Blog article: Dataset Readiness Criteria

Dataset Readiness Criteria

Article text

Toronto’s open data team is working hard to make preparing and releasing open data easier, faster and more efficient than ever. Over the last year, we researched and developed guidelines to improve the quality of our data. To do this, we assessed all 290+ datasets on the the current portal to come up with a set of evaluation criteria. These six criteria assess how close to ready a dataset is for automation and optimization. We are working with data stewards across the City to ensure that our data provides value. Each criteria, and a brief description of what it means is below.

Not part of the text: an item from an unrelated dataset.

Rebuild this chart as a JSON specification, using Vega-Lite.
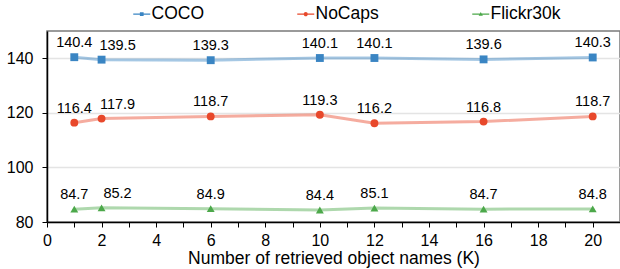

1. Source System Connection

A source system connection refers to how a user accesses a data source. There are many benefits to having a source system connection for your data instead of a static file (eg. Excel spreadsheet). For one, the SSC serves as a “source of truth” for your data, so data stewards no longer need to update many different file types. Some datasets are very large and difficult to download efficiently. Others include more information than a user needs. The open data team will help guide City data stewards who don’t already have an SSC to set one up for their open dataset.

2. Open Data Readiness

An open dataset must readily import into data visualization and analysis tools like Tableau or PowerBI. Examples of these open file formats include CSV, JSON, XML, and GeoJSON. File format alone isn’t the only factor that make datasets machine readable. The structure of the dataset also has implications on the dataset’s readiness.  The Open Data team will work with data stewards to improve the open data readiness of datasets to best make them machine readable. Structural improvements include removing merged cells, formulas, and summary data. Style elements like colours, font, and formatting should also be removed. They can in fact hinder the machine readability of your data. Formulas are also an important consideration. Open dataset files should be free of them. As a general rule, the first column of every row in a document should be a heading that describes the values in the column. Each row in a dataset should describe a single data entry.

3. User Demand

hand outstretched We want to make sure that when data is requested, that data stewards are ready for it. By looking at site analytics, search terms, as well as current events, the Open Data team can get a general sense of how ‘in-demand’ a dataset is. Although a dataset may not have many hits on the Open Data portal doesn’t mean that it’s not important or relevant. We also consider requests for datasets as an important factor.

4. Freshness

apple Data freshness refers to not only how often a dataset is updated, but how accurately the metadata represents the refresh rate. For example, if a dataset says that it is updated on a weekly basis, but the last data entry was 8 months ago, the dataset would have a lower rating. Please note that it is possible for some datasets to be updated less consistently by design. An example is a survey or evaluation that occur every 10 years. Regardless, it’s important to ensure that metadata correctly represents how often a user can expect to see updates.

5. Data Granularity

Data should always aim to be as detailed as possible. Data should be non-aggregated and only provide raw values. This will allow users to visualize and analyze the data as they need. When raw data is provided. as opposed to summary data (e.g. totals),  this makes it easy for users to use the data in innovative and creative ways. Aggregated data may be provided on a case-by-case basis. This would include situations where it is impossible to report on granularity for privacy, technical, or legal reasons.

6. Proprietary Formats

A majority of the current open data catalogue is only available in proprietary formats. Proprietary formats, such as Excel Spreadsheets, are file types that are the property of a particular software company like Microsoft. This limits who can access the data, as the end user typically requires a paid software license to open these files. In some cases, the files may not render correctly in visualization tools. Luckily, there are many universal open formats that can be substituted that do not require special software to open or access, such as CSV. That’s why we will be moving to publishing in open formats only.